I see two ways to support such a use-case on PD:
1.) Add a way to share state between multiple workflows. Even sharing $checkpoint would be enough (but that will make race conditions an even bigger issue). This is probably not going to happen as the SQL Service will be shut down and the blogpost mentions workflows to be the focus.
2.) Create an action that can accumulate data in an internal state through the workflow but can serve this data through an HTTP API.

In my case this would be specific to RSS feeds and that action would need the flexibility to expose RSS, ATOM and JSON feeds but I would imagine this could be generalised in a way to allow any data to be exposed.

As I mentioned this concept does not seem to be present in PD as of now. Workflows can’t have outputs that can be called into, only triggers.

Is this something PD is interested in adding in the future?
Does anyone lese have other ideas how to approach this?

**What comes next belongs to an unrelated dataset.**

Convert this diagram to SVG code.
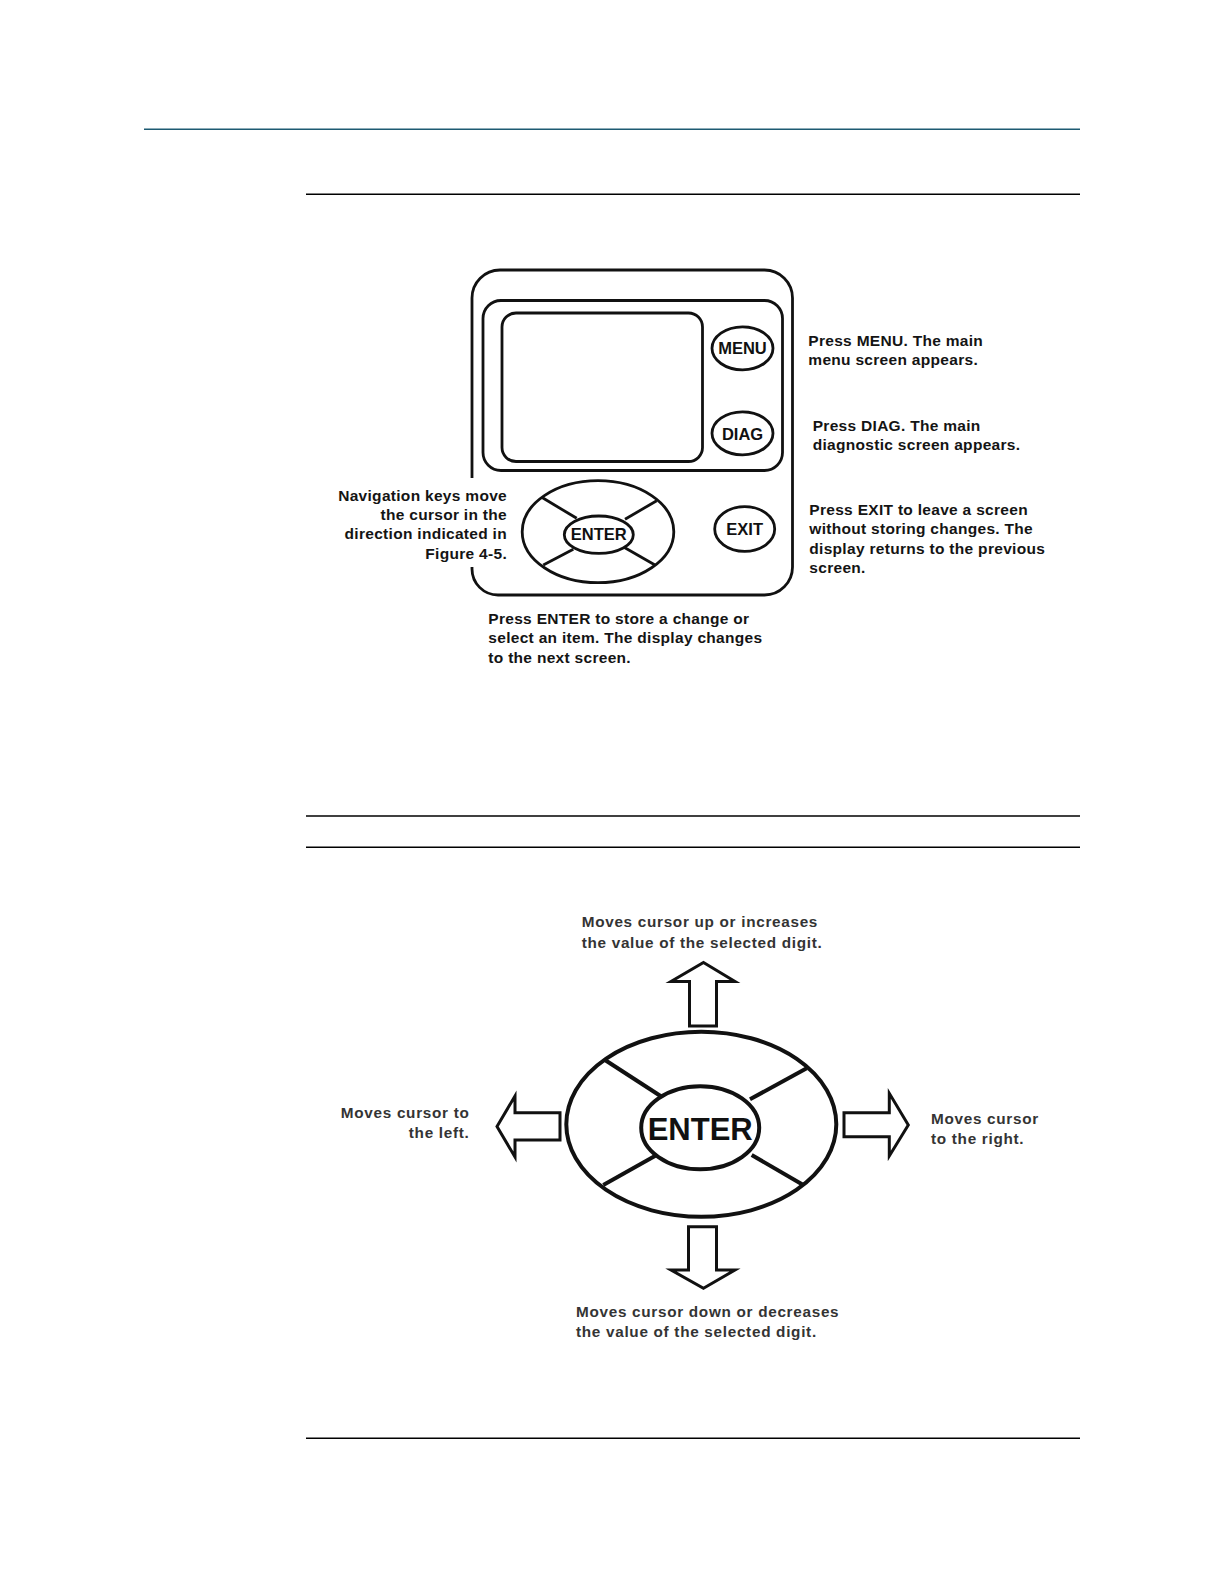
<svg xmlns="http://www.w3.org/2000/svg" width="1224" height="1584" viewBox="0 0 1224 1584">
<style>
.ln{fill:none;stroke:#111;stroke-width:2.8}
.thick{fill:none;stroke:#111;stroke-width:4}
.arr{fill:#fff;stroke:#111;stroke-width:3;stroke-linejoin:miter}
.t1{font-family:"Liberation Sans",Arial,sans-serif;font-weight:bold;font-size:15.5px;letter-spacing:0.3px;fill:#141414}
.t2{font-family:"Liberation Sans",Arial,sans-serif;font-weight:bold;font-size:15.3px;letter-spacing:0.7px;fill:#343434}
.btn{font-family:"Liberation Sans",Arial,sans-serif;font-weight:bold;font-size:16.5px;fill:#111;text-anchor:middle}
.rule{stroke:#000;stroke-width:1.4}
</style>
<rect width="1224" height="1584" fill="#fff"/>
<g id="rules">
<line x1="144" y1="129.3" x2="1080" y2="129.3" stroke="#1d5a72" stroke-width="1.6"/>
<line class="rule" x1="306" y1="194.3" x2="1080" y2="194.3"/>
<line class="rule" x1="306" y1="816" x2="1080" y2="816"/>
<line class="rule" x1="306" y1="847.3" x2="1080" y2="847.3"/>
<line class="rule" x1="306" y1="1438.3" x2="1080" y2="1438.3"/>
</g>
<g id="device">
<path class="ln" d="M472 478 L472 298 A28 28 0 0 1 500 270 L764.5 270 A28 28 0 0 1 792.5 298 L792.5 567 A28 28 0 0 1 764.5 595 L498 595 A26 26 0 0 1 472 569 L472 567"/>
<rect class="ln" x="483" y="300.5" width="299.5" height="170" rx="18"/>
<rect id="screen" class="ln" x="502" y="313" width="200.5" height="148.5" rx="14"/>
</g>
<g id="btn-menu">
<ellipse class="ln" cx="742.5" cy="348.3" rx="30.5" ry="21.5"/>
<text class="btn" x="742.5" y="354.3">MENU</text>
</g>
<g id="btn-diag">
<ellipse class="ln" cx="742.5" cy="433.3" rx="30.5" ry="21.5"/>
<text class="btn" x="742.5" y="440">DIAG</text>
</g>
<g id="btn-exit">
<ellipse class="ln" cx="744.7" cy="529" rx="30" ry="22.3"/>
<text class="btn" x="744.7" y="535">EXIT</text>
</g>
<g id="nav-pad">
<ellipse class="ln" cx="598" cy="531.7" rx="75.8" ry="51"/>
<ellipse class="ln" cx="598.8" cy="534.7" rx="34.5" ry="18.7"/>
<line class="ln" x1="541.7" y1="497.3" x2="576.7" y2="518.3"/>
<line class="ln" x1="656.7" y1="500.7" x2="625" y2="519.3"/>
<line class="ln" x1="543.3" y1="565" x2="573.3" y2="549.3"/>
<line class="ln" x1="655" y1="565" x2="624" y2="547.3"/>
<text class="btn" x="598.8" y="540.3">ENTER</text>
</g>
<g id="label-nav" class="t1" text-anchor="end">
<text x="507" y="500.5">Navigation keys move</text>
<text x="507" y="520">the cursor in the</text>
<text x="507" y="539.3">direction indicated in</text>
<text x="507" y="558.7">Figure 4-5.</text>
</g>
<g id="label-menu" class="t1">
<text x="808.3" y="345.8">Press MENU. The main</text>
<text x="808.3" y="365.2">menu screen appears.</text>
</g>
<g id="label-diag" class="t1">
<text x="812.7" y="430.7">Press DIAG. The main</text>
<text x="812.7" y="450">diagnostic screen appears.</text>
</g>
<g id="label-exit" class="t1">
<text x="809.3" y="515">Press EXIT to leave a screen</text>
<text x="809.3" y="534.3">without storing changes. The</text>
<text x="809.3" y="553.6">display returns to the previous</text>
<text x="809.3" y="573">screen.</text>
</g>
<g id="label-enter" class="t1">
<text x="488.3" y="623.8">Press ENTER to store a change or</text>
<text x="488.3" y="643.2">select an item. The display changes</text>
<text x="488.3" y="662.6">to the next screen.</text>
</g>
<g id="keypad-large">
<ellipse class="thick" cx="701.3" cy="1124.3" rx="135" ry="92.5"/>
<ellipse class="thick" cx="700.2" cy="1127.7" rx="59" ry="41.5"/>
<line class="thick" x1="605" y1="1060" x2="661.7" y2="1096.7"/>
<line class="thick" x1="806.7" y1="1068.3" x2="750" y2="1099.3"/>
<line class="thick" x1="603.3" y1="1185" x2="656.7" y2="1155"/>
<line class="thick" x1="803.3" y1="1185" x2="751.7" y2="1155"/>
<text x="700.2" y="1140" font-family="'Liberation Sans',Arial,sans-serif" font-weight="bold" font-size="31" text-anchor="middle" fill="#111">ENTER</text>
</g>
<g id="connectors">
<polygon id="arrow-up" class="arr" points="703.5,962.5 735,981.5 716.5,981.5 716.5,1026 689.5,1026 689.5,981.5 671,981.5"/>
<polygon id="arrow-down" class="arr" points="703.5,1288.3 735,1270 716.5,1270 716.5,1226.7 688.5,1226.7 688.5,1270 671,1270"/>
<polygon id="arrow-left" class="arr" points="497,1126.5 515,1096 515,1112.7 560,1112.7 560,1140 515,1140 515,1157"/>
<polygon id="arrow-right" class="arr" points="908.3,1125 889.3,1093.3 889.3,1112.7 844,1112.7 844,1136.7 889.3,1136.7 889.3,1156"/>
</g>
<g id="label-up" class="t2">
<text x="581.7" y="927">Moves cursor up or increases</text>
<text x="581.7" y="948">the value of the selected digit.</text>
</g>
<g id="label-left" class="t2" text-anchor="end">
<text x="469.5" y="1118.3">Moves cursor to</text>
<text x="469.5" y="1137.7">the left.</text>
</g>
<g id="label-right" class="t2">
<text x="931" y="1124.3">Moves cursor</text>
<text x="931" y="1143.5">to the right.</text>
</g>
<g id="label-down" class="t2">
<text x="576" y="1316.7">Moves cursor down or decreases</text>
<text x="576" y="1336.7">the value of the selected digit.</text>
</g>
</svg>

What I could do right now without using 3rd party tools like a DB:
I could of course define a HTTP API trigger and then as a second step retrieve the feed and parse it to generate the items, dedupe them, process them, and then store them in the $checkpoint just to finally $respond with the data from the $checkpoint. This approach has the problem that it would re-parse the entire feed on every request, which is wasteful and very slow if the feed is very large (for me it always ran into timeouts maybe I used the feedparser wrong as the RSS source seems to work even with very large feeds). I could further change this by only re-parsing the feed if the request to the API was of a special shape and then create another workflow to call this to periodically regenerate the items in the main workflow. This is similar to dylan’s workflow here: https://pipedream.com/@dylburger/generate-an-rss-feed-from-http-post-requests-retrieve-via-get-request-p_n1CrQG/edit - All of this is a lot of complexity though.

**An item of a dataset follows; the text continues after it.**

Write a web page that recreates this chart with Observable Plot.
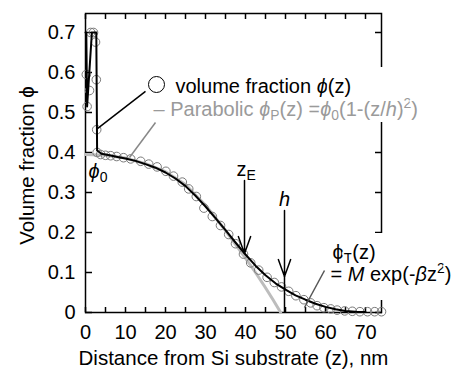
<!DOCTYPE html>
<html><head><meta charset="utf-8">
<script src="https://cdn.jsdelivr.net/npm/d3@7"></script>
<script src="https://cdn.jsdelivr.net/npm/@observablehq/plot@0.6"></script>
<style>body{margin:0;background:#fff;}</style>
</head><body><div id="chart"></div>
<script>
// measured volume fraction (circles)
const nearZ   = [0.2, 0.4, 1.0, 1.3, 2.0, 2.5, 2.7, 2.8, 2.9];
const nearPhi = [0.595, 0.515, 0.555, 0.70, 0.70, 0.676, 0.582, 0.457, 0.40];
const mainZ   = [3.8, 5, 6.3, 7.8, 9.5, 11.3, 13.8, 15.8, 17.9, 20.1, 22.0, 24.2, 25.8, 27.7, 29.6, 31.7, 33.75, 35.8, 37.5, 39.5, 41.3, 43.3, 45.4, 47.2, 49.0, 50.8, 52.6, 54.6, 56.3, 57.9, 59.6, 61.3, 62.9, 64.8, 66.7, 68.6, 70.5, 72.3, 74.0];
const mainPhi = [0.395, 0.393, 0.392, 0.390, 0.387, 0.384, 0.378, 0.371, 0.364, 0.353, 0.341, 0.326, 0.309, 0.29, 0.261, 0.24, 0.2175, 0.195, 0.172, 0.146, 0.124, 0.106, 0.088, 0.075, 0.064, 0.053, 0.042, 0.032, 0.024, 0.017, 0.012, 0.009, 0.006, 0.004, 0.003, 0.002, 0.002, 0.002, 0.002];
// black fitted profile
const blackZ   = [0, 0.2, 0.4, 1.6, 2.7, 2.9, 4, 6, 8, 10, 12.5, 15, 17.5, 20, 22.5, 25, 27.5, 30, 32.5, 35, 37.5, 40, 42.5, 45, 47.5, 50, 52.5, 55, 57.5, 60, 62.5, 65, 67.5, 70];
const blackPhi = [0.70, 0.70, 0.515, 0.70, 0.70, 0.405, 0.397, 0.393, 0.389, 0.385, 0.379, 0.371, 0.362, 0.350, 0.335, 0.316, 0.292, 0.265, 0.236, 0.206, 0.175, 0.145, 0.117, 0.093, 0.073, 0.057, 0.043, 0.032, 0.022, 0.014, 0.008, 0.004, 0.002, 0.001];
// gray parabolic profile
const grayZ   = [0, 5, 10, 15, 20, 25, 30, 35, 40, 42.5, 45, 47, 48.8];
const grayPhi = [0.395, 0.393, 0.386, 0.372, 0.352, 0.32, 0.268, 0.205, 0.136, 0.1, 0.062, 0.03, 0.0];
// ticks
const xMajor = [0, 10, 20, 30, 40, 50, 60, 70];
const xMinor = [0, 5, 10, 15, 20, 25, 30, 35, 40, 45, 50, 55, 60, 65, 70];
const yTicks = [0, 0.1, 0.2, 0.3, 0.4, 0.5, 0.6, 0.7];
// texts
const xTitle = "Distance from Si substrate (z), nm";
const yTitle = "Volume fraction \u03D5";
const labelsStart = [
  {z: 22.5, phi: 0.566, text: "volume fraction {i:\u03D5}(z)", color: "#000"},
  {z: 17.0, phi: 0.5085, text: "\u2013 Parabolic {i:\u03D5}{sub:P}(z) ={i:\u03D5}{sub:0}(1-(z/{i:h}){sup:2})", color: "#9a9a9a"},
  {z: 0.75, phi: 0.3535, text: "{i:\u03D5}{sub:0}", color: "#000"},
  {z: 37.75, phi: 0.3585, text: "z{sub:E}", color: "#000"},
  {z: 61.75, phi: 0.149, text: "\u03D5{sub:T}(z)", color: "#000"},
  {z: 61.25, phi: 0.094, text: "= {i:M} exp(-{i:\u03B2}z{sup:2})", color: "#000"}
];
const labelsMiddle = [
  {z: 49.75, phi: 0.2835, text: "{i:h}", color: "#000"}
];
const boxes = [
  {x1: 16, x2: 87, y1: 0.475, y2: 0.6125},
  {x1: 60, x2: 94, y1: 0.03, y2: 0.1975}
];
const leaders = [
  {x1: 2.9, y1: 0.459, x2: 15, y2: 0.553, color: "#000"},
  {x1: 17.5, y1: 0.475, x2: 11, y2: 0.3875, color: "#888"},
  {x1: 59.75, y1: 0.105, x2: 54.75, y2: 0.0125, color: "#555"}
];
const arrows = [
  {x1: 39.75, y1: 0.33, x2: 39.75, y2: 0.1475},
  {x1: 49.75, y1: 0.255, x2: 49.75, y2: 0.09}
];
const hStem = [{x: 49.75, y1: 0.09, y2: 0}];
const legendDot = [{z: 17.75, phi: 0.57}];

const circles = nearZ.map((z, i) => ({z, phi: nearPhi[i]}))
  .concat(mainZ.map((z, i) => ({z, phi: mainPhi[i]})));
const black = blackZ.map((z, i) => ({z, phi: blackPhi[i]}));
const gray = grayZ.map((z, i) => ({z, phi: grayPhi[i]}));

const font = "'Liberation Sans', Arial, Helvetica, sans-serif";
const textOpts = {x: "z", y: "phi", text: "text", fill: d => d.color, fontSize: 20, stroke: "white", strokeWidth: 4};
const plot = Plot.plot({
  width: 462, height: 372,
  marginLeft: 85, marginRight: 81, marginTop: 13, marginBottom: 60,
  x: {domain: [0, 74], label: null},
  y: {domain: [0, 0.7475], label: null},
  style: {fontFamily: font, fontSize: "20px", background: "white", color: "black"},
  marks: [
    Plot.frame({stroke: "black", strokeWidth: 1.5}),
    Plot.axisX({ticks: xMinor, tickSize: -5, strokeWidth: 1.5, tickFormat: () => "", label: null}),
    Plot.axisX({ticks: xMajor, tickSize: 0, tickPadding: 12, label: null, fontSize: 20, tickFormat: d => String(d)}),
    Plot.axisX({anchor: "top", ticks: xMinor, tickSize: -5, strokeWidth: 1.5, tickFormat: () => "", label: null}),
    Plot.axisY({ticks: yTicks, tickSize: -7, tickPadding: 17, strokeWidth: 1.5, label: null, fontSize: 20, tickFormat: d => String(d)}),
    Plot.axisY({anchor: "right", ticks: yTicks, tickSize: -7, strokeWidth: 1.5, tickFormat: () => "", label: null}),
    Plot.line(gray, {x: "z", y: "phi", stroke: "#bdbdbd", strokeWidth: 3}),
    Plot.dot(circles, {x: "z", y: "phi", r: 4.3, stroke: "#7a7a7a", strokeWidth: 1, fill: "none"}),
    Plot.line(black, {x: "z", y: "phi", stroke: "#000", strokeWidth: 2}),
    Plot.rect(boxes, {x1: "x1", x2: "x2", y1: "y1", y2: "y2", fill: "white"}),
    Plot.text(labelsStart, {...textOpts, textAnchor: "start"}),
    Plot.text(labelsMiddle, {...textOpts, textAnchor: "middle"}),
    Plot.link(leaders, {x1: "x1", y1: "y1", x2: "x2", y2: "y2", stroke: d => d.color, strokeWidth: 1.5}),
    Plot.arrow(arrows, {x1: "x1", y1: "y1", x2: "x2", y2: "y2", stroke: "black", strokeWidth: 1.5, headLength: 18, headAngle: 40}),
    Plot.ruleX(hStem, {x: "x", y1: "y1", y2: "y2", stroke: "black", strokeWidth: 1.5}),
    Plot.dot(legendDot, {x: "z", y: "phi", r: 8, stroke: "black", strokeWidth: 1, fill: "white"}),
    Plot.text([xTitle], {frameAnchor: "bottom", textAnchor: "middle", dy: 52, fontSize: 20.5, fill: "black"}),
    Plot.text([yTitle], {frameAnchor: "left", textAnchor: "middle", dx: -58, dy: 2.5, rotate: -90, fontSize: 20.5, fill: "black"})
  ]
});

// italic, sub- and superscript parts of label texts
function richify(root) {
  const NS = "http://www.w3.org/2000/svg";
  root.querySelectorAll("text").forEach(t => {
    const s = t.textContent;
    if (!s.includes("{")) return;
    t.textContent = "";
    const re = /\{(i|sub|sup):([^}]*)\}/g;
    let last = 0, m, shift = 0;
    const add = (txt, kind) => {
      const ts = document.createElementNS(NS, "tspan");
      ts.textContent = txt;
      let target = 0;
      if (kind === "sub") { target = 4; ts.setAttribute("font-size", "14"); }
      if (kind === "sup") { target = -8; ts.setAttribute("font-size", "14"); }
      if (kind === "i") ts.setAttribute("font-style", "italic");
      const d = target - shift;
      if (d) ts.setAttribute("dy", d);
      shift = target;
      t.appendChild(ts);
    };
    while ((m = re.exec(s))) {
      if (m.index > last) add(s.slice(last, m.index), "n");
      add(m[2], m[1]);
      last = re.lastIndex;
    }
    if (last < s.length) add(s.slice(last), "n");
  });
}
richify(plot);
document.getElementById("chart").appendChild(plot);
</script>
</body></html>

pierce · February 1, 2022, 3:16pm

Hi @chrigi,

Thanks for the detailed questions. Let me try to breakdown my answer to match the different points you bring up.

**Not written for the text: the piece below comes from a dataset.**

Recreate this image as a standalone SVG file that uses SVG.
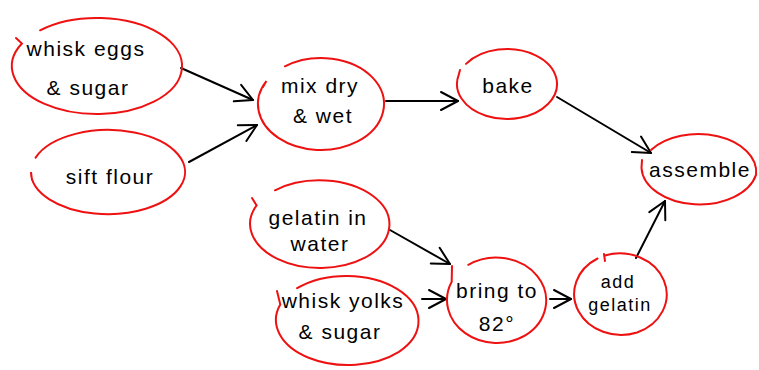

This is not possible with pipedream in a straightforward way as the only way to call into a workflow is by defining an appropriate trigger (in this case an HTTP API trigger), there is no concept of “Output Actions”…

You can pass data from one step to another in the same workflow without terminating the workflow - not sure if you’ve seen the Step Exports feature

You can export data from your RSS deduping step to downstream steps in the same workflow, then consume these items in the RSS publishing step.

However to tie back to your other question, there is no way to share the same data across multiple workflows without a 3rd party database.

Pipedream can still handle that flow you describe, but you may find it the easiest to spin up a database just to serve as your global state between workflows.

We do have a $.service.db but it only stores data in the same step between workflows. You wouldn’t for example be able to retrieve data in the “Publish RSS feed” step that was stored in the “Dedupe RSS feed” step.

chrigi · February 1, 2022, 8:24pm

Hi @pierce

I think we have talked past each other. I do know the basics of PD on how to pass data between steps, what service.db does and how to use $checkpoint.

The workflow I am trying to create is:
(1) Ingest RSS feed items with an RSS feed trigger → (2) Filter the item ($end if it doesn’t match) → (3) Publish the matching items to a new RSS feed.

(1) and (2) are easy enough but there is no “Publish RSS Feed Action”, that doesn’t exist on PD so (3) is impossible. Hence this Feature Request.

My main question is: Could you please add a “Publish RSS Feed Action” to PD?
My secondary question was if anyone had a useable workaround for the meantime.

In my post I tried to further elaborate on the following points:

The only way to get something out of a Workflow is to either actively send it to another service outside PD when the workflow runs or define a HTTP API trigger, adding a “Publish RSS Feed Action” would go counter to that in a way
I’ve tried to explain two options I see how this could be addressed in the most straightforward ways, these were just my musings, no clue what you guys at PD want to do about this (if even)
I tried to hint at the possibility that creating a “Publish RSS Feed Action” would be great but that pattern COULD be generalised into a more flexible action
In the last part I’ve explained a rather complex and cumbersome way of maybe doing what I want to illustrate what kind of hoops have to be jumped through to work around this limitation and that even that doesn’t work for large RSS feeds it seems

pierce · February 1, 2022, 8:49pm

Got it thanks @chrigi,

Thanks for clarifying, I thought you were running into workflow data issues first and publishing an RSS feed second.

We have lots of examples of consuming RSS feeds, but not much on the publishing side.

The best place to ask for new actions is here in our public Github issue tracker: Sign in to GitHub · GitHub

We are constantly adding new actions and integrations and this is our backlog.

Or you can take a stab at making it yourself if you’d like. There’s documentation on how to build your own actions here: Quickstart: Action Development

Sorry for the misinterpretation! But I hope this helps somewhat.

chrigi · February 2, 2022, 9:39am

Hi @pierce

Ok if this is the wrong place to ask this then I’ll open a GitHub issue for this. //EDIT: [FEATURE] Publish RSS Feed Action · Issue #2164 · PipedreamHQ/pipedream · GitHub

Sadly it seems impossible with the current platform to write this myself, if I could I would have. It would need additional features to support such a use case, at least I think so, that are not available to code steps or custom actions.